Kathryn Scanlan’s work has appeared or is forthcoming in NOON, Fence, American Short Fiction, Tin House, Two Serious Ladies, Caketrain, and The Iowa Review, among other places. She lives in Los Angeles.
Her story, "A Deformity Story," appeared in Issue Seventy-Six of The Collagist.
Here, Kathryn Scanlan talks with interviewer William Hoffacker about first-person narrators, deformity, and wanting to tell an inappropriate story.
What can you tell us about the origins of your story “A Deformity Story”? What sparked the initial idea and caused you to start writing the first draft?
The story began in a way similar to how it begins—a conversation I was marginally involved in whilst thinking of other things. I had a story I wanted to tell but it was unwieldy and without any kind of punch or pithiness to it, not something that would go over well in that particular situation. I stopped listening to the others and tried to figure out how to shape the story in a succinct and interesting way. Then the conversation changed topics and my window closed, but I was still thinking of my untold story, still trying to construct it, and after work (for this happened at work), I started a draft.
The reader learns very little about the first-person narrator’s biographical information (i.e., gender, age, occupation, etc.). As the author, do you need to know these details before you can create the character’s voice? How much information about this character’s life have you invented that the reader is not privy to?
No, definitely not. I’ve not invented anything the reader is not privy to, and in general I’d say I’m pretty wary of the idea of “inventing a character”—that has always felt fairly false to me. I like to narrate in the first person because it feels simultaneously intimate and secretive. And the “I” can be so all-encompassing—a roving, wild sort of thing that can go anywhere, be anyone.
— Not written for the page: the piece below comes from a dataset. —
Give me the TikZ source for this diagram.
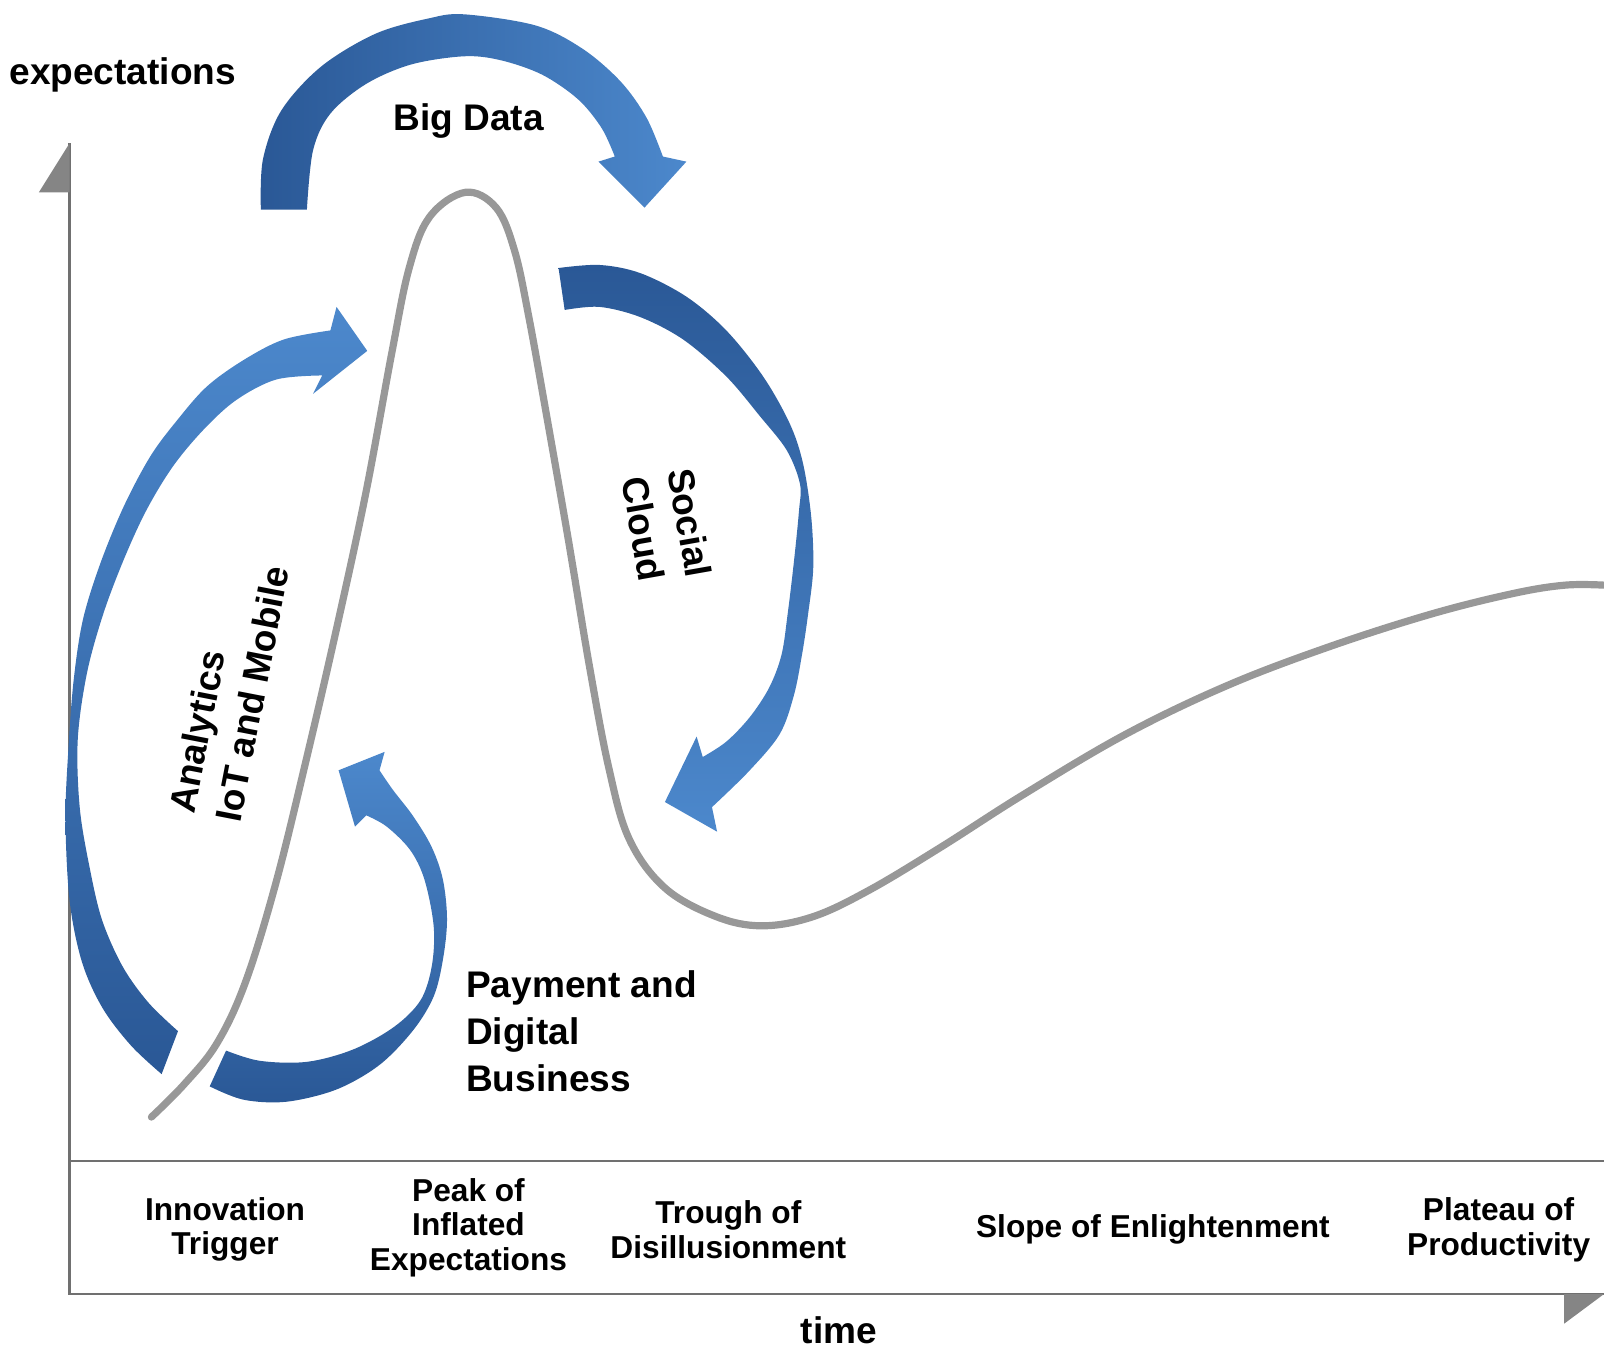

The opening paragraph has a hook that really worked on me: “At lunch we were talking of hand deformities and I had a story I wanted to tell. I had half an ear on the conversation but mostly was thinking of how I would enter it.” I could relate to this feeling so much that I immediately sympathized with the narrator. Why did you decide to frame the story of the narrator’s encounter with the deformed cashier as a tale that s/he wants to tell his/her friends? How do you think that decision affects how the reader receives the story?
I became interested in the idea of a story that seems somehow wrong or inappropriate or not worth sharing in a social situation, and of how this is sort of the crux of writing fiction, at least for me. I wanted to write a story about wanting to tell a story. I wanted the telling of the story to fail in the fictional world yet still reach the reader more or less intact.
So let’s talk about deformity. Why do you think this group of friends is discussing hand deformities in the first place? What makes physical deformity seem like the type of subject worthy of not only our attention but also the sort of competitive storytelling that these friends are engaged in?
Deformity became an idea for me that could inform not only the subject of the story, but also—in a broader, more general sense—describe its shape and intention, and the intentions of its narrator. Deformed as in misshapen, distorted, imperfect, flawed.
What writing (and/or art) projects are you working on now?
I’m working on a collection of stories and another book called Aug 9—Fog.
What have you read recently that you’d like to recommend?
I’m reading A Journal of the Plague Year by Daniel Defoe. It is very grim and I am enjoying it! I also just bought Diane Williams’s Fine, Fine, Fine, Fine, Fine which I am grateful for, because her work revives me, always.